Ok. Sounds like mud and snow are the major issues with spd vs. egg heaters. I'm not having those issues with my spd's... Guess I'll stick to what I got.


----------



## RBowles (Jun 1, 2010)

nate. said:


> Ok. Sounds like mud and snow are the major issues with spd vs. egg heaters. I'm not having those issues with my spd's... Guess I'll stick to what I got.

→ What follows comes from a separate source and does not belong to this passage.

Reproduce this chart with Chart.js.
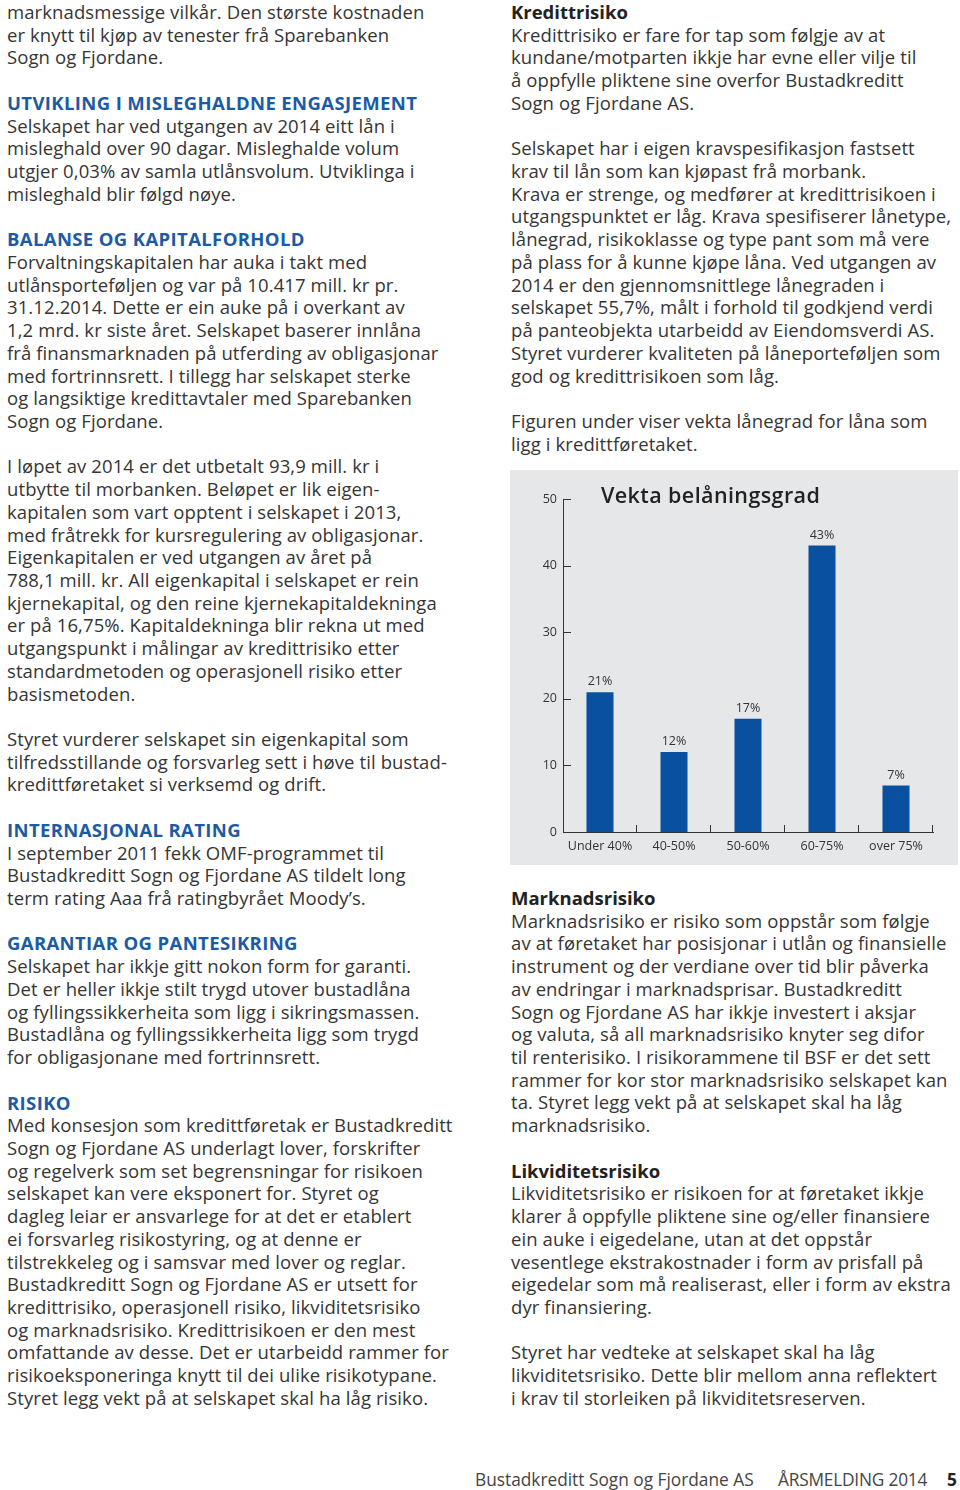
<!DOCTYPE html>
<html lang="nn">
<head>
<meta charset="utf-8">
<script src="https://cdn.jsdelivr.net/npm/chart.js@4.4.1/dist/chart.umd.min.js"></script>
<style>
  html, body { margin: 0; padding: 0; background: #fff; }
  body { width: 960px; height: 1490px; position: relative; overflow: hidden;
         font-family: "Open Sans", "Noto Sans", sans-serif; color: #353535; }
  .col { position: absolute; font-size: 18.5px; letter-spacing: 0.1px; }
  .l { height: 22.72px; line-height: 22.72px; white-space: nowrap; }
  .h { color: #1b5ba6; font-weight: 700; letter-spacing: 0.37px; }
  .b { font-weight: 700; color: #222; letter-spacing: 0; }
  #panel { position: absolute; left: 510px; top: 470px; width: 448px; height: 395px; background: #e6e7e8; }
  #chartTitle { position: absolute; left: 91px; top: 10px; font-size: 21.5px; font-weight: 600; color: #222; white-space: nowrap; letter-spacing: 0.4px; }
  #chartBox { position: absolute; left: 0; top: 0; width: 448px; height: 395px; }
  .ft { position: absolute; top: 1468px; font-size: 17.3px; color: #444; white-space: nowrap; line-height: 24px; }
</style>
</head>
<body>
<div class="col" style="left:7px; top:1px;">
  <div class="l">marknadsmessige vilkår. Den største kostnaden</div>
  <div class="l">er knytt til kjøp av tenester frå Sparebanken</div>
  <div class="l">Sogn og Fjordane.</div>
  <div class="l"></div>
  <div class="l h">UTVIKLING I MISLEGHALDNE ENGASJEMENT</div>
  <div class="l">Selskapet har ved utgangen av 2014 eitt lån i</div>
  <div class="l">misleghald over 90 dagar. Misleghalde volum</div>
  <div class="l">utgjer 0,03% av samla utlånsvolum. Utviklinga i</div>
  <div class="l">misleghald blir følgd nøye.</div>
  <div class="l"></div>
  <div class="l h">BALANSE OG KAPITALFORHOLD</div>
  <div class="l">Forvaltningskapitalen har auka i takt med</div>
  <div class="l">utlånsporteføljen og var på 10.417 mill. kr pr.</div>
  <div class="l">31.12.2014. Dette er ein auke på i overkant av</div>
  <div class="l">1,2 mrd. kr siste året. Selskapet baserer innlåna</div>
  <div class="l">frå finansmarknaden på utferding av obligasjonar</div>
  <div class="l">med fortrinnsrett. I tillegg har selskapet sterke</div>
  <div class="l">og langsiktige kredittavtaler med Sparebanken</div>
  <div class="l">Sogn og Fjordane.</div>
  <div class="l"></div>
  <div class="l">I løpet av 2014 er det utbetalt 93,9 mill. kr i</div>
  <div class="l">utbytte til morbanken. Beløpet er lik eigen-</div>
  <div class="l">kapitalen som vart opptent i selskapet i 2013,</div>
  <div class="l">med fråtrekk for kursregulering av obligasjonar.</div>
  <div class="l">Eigenkapitalen er ved utgangen av året på</div>
  <div class="l">788,1 mill. kr. All eigenkapital i selskapet er rein</div>
  <div class="l">kjernekapital, og den reine kjernekapitaldekninga</div>
  <div class="l">er på 16,75%. Kapitaldekninga blir rekna ut med</div>
  <div class="l">utgangspunkt i målingar av kredittrisiko etter</div>
  <div class="l">standardmetoden og operasjonell risiko etter</div>
  <div class="l">basismetoden.</div>
  <div class="l"></div>
  <div class="l">Styret vurderer selskapet sin eigenkapital som</div>
  <div class="l">tilfredsstillande og forsvarleg sett i høve til bustad-</div>
  <div class="l">kredittføretaket si verksemd og drift.</div>
  <div class="l"></div>
  <div class="l h">INTERNASJONAL RATING</div>
  <div class="l">I september 2011 fekk OMF-programmet til</div>
  <div class="l">Bustadkreditt Sogn og Fjordane AS tildelt long</div>
  <div class="l">term rating Aaa frå ratingbyrået Moody’s.</div>
  <div class="l"></div>
  <div class="l h">GARANTIAR OG PANTESIKRING</div>
  <div class="l">Selskapet har ikkje gitt nokon form for garanti.</div>
  <div class="l">Det er heller ikkje stilt trygd utover bustadlåna</div>
  <div class="l">og fyllingssikkerheita som ligg i sikringsmassen.</div>
  <div class="l">Bustadlåna og fyllingssikkerheita ligg som trygd</div>
  <div class="l">for obligasjonane med fortrinnsrett.</div>
  <div class="l"></div>
  <div class="l h">RISIKO</div>
  <div class="l">Med konsesjon som kredittføretak er Bustadkreditt</div>
  <div class="l">Sogn og Fjordane AS underlagt lover, forskrifter</div>
  <div class="l">og regelverk som set begrensningar for risikoen</div>
  <div class="l">selskapet kan vere eksponert for. Styret og</div>
  <div class="l">dagleg leiar er ansvarlege for at det er etablert</div>
  <div class="l">ei forsvarleg risikostyring, og at denne er</div>
  <div class="l">tilstrekkeleg og i samsvar med lover og reglar.</div>
  <div class="l">Bustadkreditt Sogn og Fjordane AS er utsett for</div>
  <div class="l">kredittrisiko, operasjonell risiko, likviditetsrisiko</div>
  <div class="l">og marknadsrisiko. Kredittrisikoen er den mest</div>
  <div class="l">omfattande av desse. Det er utarbeidd rammer for</div>
  <div class="l">risikoeksponeringa knytt til dei ulike risikotypane.</div>
  <div class="l">Styret legg vekt på at selskapet skal ha låg risiko.</div>
</div>

<div class="col" style="left:511px; top:1px;">
  <div class="l b">Kredittrisiko</div>
  <div class="l">Kredittrisiko er fare for tap som følgje av at</div>
  <div class="l">kundane/motparten ikkje har evne eller vilje til</div>
  <div class="l">å oppfylle pliktene sine overfor Bustadkreditt</div>
  <div class="l">Sogn og Fjordane AS.</div>
  <div class="l"></div>
  <div class="l">Selskapet har i eigen kravspesifikasjon fastsett</div>
  <div class="l">krav til lån som kan kjøpast frå morbank.</div>
  <div class="l">Krava er strenge, og medfører at kredittrisikoen i</div>
  <div class="l">utgangspunktet er låg. Krava spesifiserer lånetype,</div>
  <div class="l">lånegrad, risikoklasse og type pant som må vere</div>
  <div class="l">på plass for å kunne kjøpe låna. Ved utgangen av</div>
  <div class="l">2014 er den gjennomsnittlege lånegraden i</div>
  <div class="l">selskapet 55,7%, målt i forhold til godkjend verdi</div>
  <div class="l">på panteobjekta utarbeidd av Eiendomsverdi AS.</div>
  <div class="l">Styret vurderer kvaliteten på låneporteføljen som</div>
  <div class="l">god og kredittrisikoen som låg.</div>
  <div class="l"></div>
  <div class="l">Figuren under viser vekta lånegrad for låna som</div>
  <div class="l">ligg i kredittføretaket.</div>
</div>

<div id="panel">
  <div id="chartBox"><canvas id="c"></canvas></div>
  <div id="chartTitle">Vekta belåningsgrad</div>
</div>

<div class="col" style="left:511px; top:887px;">
  <div class="l b">Marknadsrisiko</div>
  <div class="l">Marknadsrisiko er risiko som oppstår som følgje</div>
  <div class="l">av at føretaket har posisjonar i utlån og finansielle</div>
  <div class="l">instrument og der verdiane over tid blir påverka</div>
  <div class="l">av endringar i marknadsprisar. Bustadkreditt</div>
  <div class="l">Sogn og Fjordane AS har ikkje investert i aksjar</div>
  <div class="l">og valuta, så all marknadsrisiko knyter seg difor</div>
  <div class="l">til renterisiko. I risikorammene til BSF er det sett</div>
  <div class="l">rammer for kor stor marknadsrisiko selskapet kan</div>
  <div class="l">ta. Styret legg vekt på at selskapet skal ha låg</div>
  <div class="l">marknadsrisiko.</div>
  <div class="l"></div>
  <div class="l b">Likviditetsrisiko</div>
  <div class="l">Likviditetsrisiko er risikoen for at føretaket ikkje</div>
  <div class="l">klarer å oppfylle pliktene sine og/eller finansiere</div>
  <div class="l">ein auke i eigedelane, utan at det oppstår</div>
  <div class="l">vesentlege ekstrakostnader i form av prisfall på</div>
  <div class="l">eigedelar som må realiserast, eller i form av ekstra</div>
  <div class="l">dyr finansiering.</div>
  <div class="l"></div>
  <div class="l">Styret har vedteke at selskapet skal ha låg</div>
  <div class="l">likviditetsrisiko. Dette blir mellom anna reflektert</div>
  <div class="l">i krav til storleiken på likviditetsreserven.</div>
</div>

<div class="ft" style="left:475px;">Bustadkreditt Sogn og Fjordane AS</div>
<div class="ft" style="left:778px; letter-spacing:-0.2px;">ÅRSMELDING 2014</div>
<div class="ft" style="left:947px; font-weight:700; color:#222;">5</div>

<script>
const categories = ['Under 40%', '40-50%', '50-60%', '60-75%', 'over 75%'];
const shares = [21, 12, 17, 43, 7];
const shareLabels = ['21%', '12%', '17%', '43%', '7%'];
const yMin = 0, yMax = 50, yStep = 10;

const FONT = '"Open Sans", "Noto Sans", sans-serif';
const AXIS = '#333';

const inwardTicks = {
  id: 'inwardTicks',
  afterDraw(chart) {
    const { ctx, scales: { x, y } } = chart;
    ctx.save();
    ctx.strokeStyle = AXIS;
    ctx.lineWidth = 1;
    ctx.beginPath();
    y.ticks.forEach(t => {
      const py = Math.round(y.getPixelForValue(t.value)) + 0.5;
      ctx.moveTo(x.left, py);
      ctx.lineTo(x.left + 8, py);
    });
    for (let i = 0; i < categories.length; i++) {
      const px = Math.round(x.getPixelForValue(i + 0.5)) - 0.5;
      ctx.moveTo(px, y.bottom);
      ctx.lineTo(px, y.bottom - 7);
    }
    ctx.stroke();
    ctx.restore();
  }
};

const barLabels = {
  id: 'barLabels',
  afterDatasetsDraw(chart) {
    const { ctx } = chart;
    const meta = chart.getDatasetMeta(0);
    ctx.save();
    ctx.font = '12.5px ' + FONT;
    ctx.fillStyle = '#333';
    ctx.textAlign = 'center';
    ctx.textBaseline = 'bottom';
    meta.data.forEach((bar, i) => {
      ctx.fillText(shareLabels[i], bar.x, bar.y - 4);
    });
    ctx.restore();
  }
};

new Chart(document.getElementById('c'), {
  type: 'bar',
  data: {
    labels: categories,
    datasets: [{
      data: shares,
      backgroundColor: '#0a50a0',
      borderWidth: 0,
      barPercentage: 0.365,
      categoryPercentage: 1
    }]
  },
  options: {
    responsive: true,
    maintainAspectRatio: false,
    animation: false,
    layout: { padding: { top: 29, right: 25, left: 0, bottom: 0 } },
    plugins: { legend: { display: false }, tooltip: { enabled: false }, title: { display: false } },
    scales: {
      x: {
        grid: { display: false, drawTicks: false },
        border: { display: true, color: AXIS, width: 1 },
        ticks: { color: '#333', font: { family: FONT, size: 12.5 }, padding: 7, maxRotation: 0 },
        afterFit(s) { s.height = 33; }
      },
      y: {
        min: yMin, max: yMax,
        grid: { display: false, drawTicks: false },
        border: { display: true, color: AXIS, width: 1 },
        ticks: { stepSize: yStep, color: '#333', font: { family: FONT, size: 12.5 }, padding: 6 },
        afterFit(s) { s.width = 53; }
      }
    }
  },
  plugins: [inwardTicks, barLabels]
});
</script>
</body>
</html>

It's a lot cheaper to stick with what you have. I got in the buisiness of bike gear whoring, then stopped when I realized I did not want to go down that road.


----------



## Grunion (Feb 28, 2007)

Eggs are lighter, they have more float so there easier on your knees, they cost less, and they do better when conditions suck. They also have just as many negatives as they do positives, so one is not better than the other.


----------



## fixbikeguy (Aug 28, 2008)

I don't like Eggbeaters. If you pedal through the really rough stuff and hit them on a rock they will eject you as it is the same spring all the way around. Not cool at all.


----------



## CHUM (Aug 30, 2004)

as previously stated eggies shed mud better, lighter, 4 entry sides.....but the cleats wear out about 3 times faster than spd's.....just so ya know...


----------



## s0ckeyeus (Jun 20, 2008)

Stick with what you have. I'm a fan of Times, but it doesn't make sense to switch for the sake of switching.


----------



## gmcttr (Oct 7, 2006)

I'm tired of the argument that 4 sided entry is a benefit of eggbeaters. I have never put my foot down on the *edge* of an spd pedal and not been able to clip in.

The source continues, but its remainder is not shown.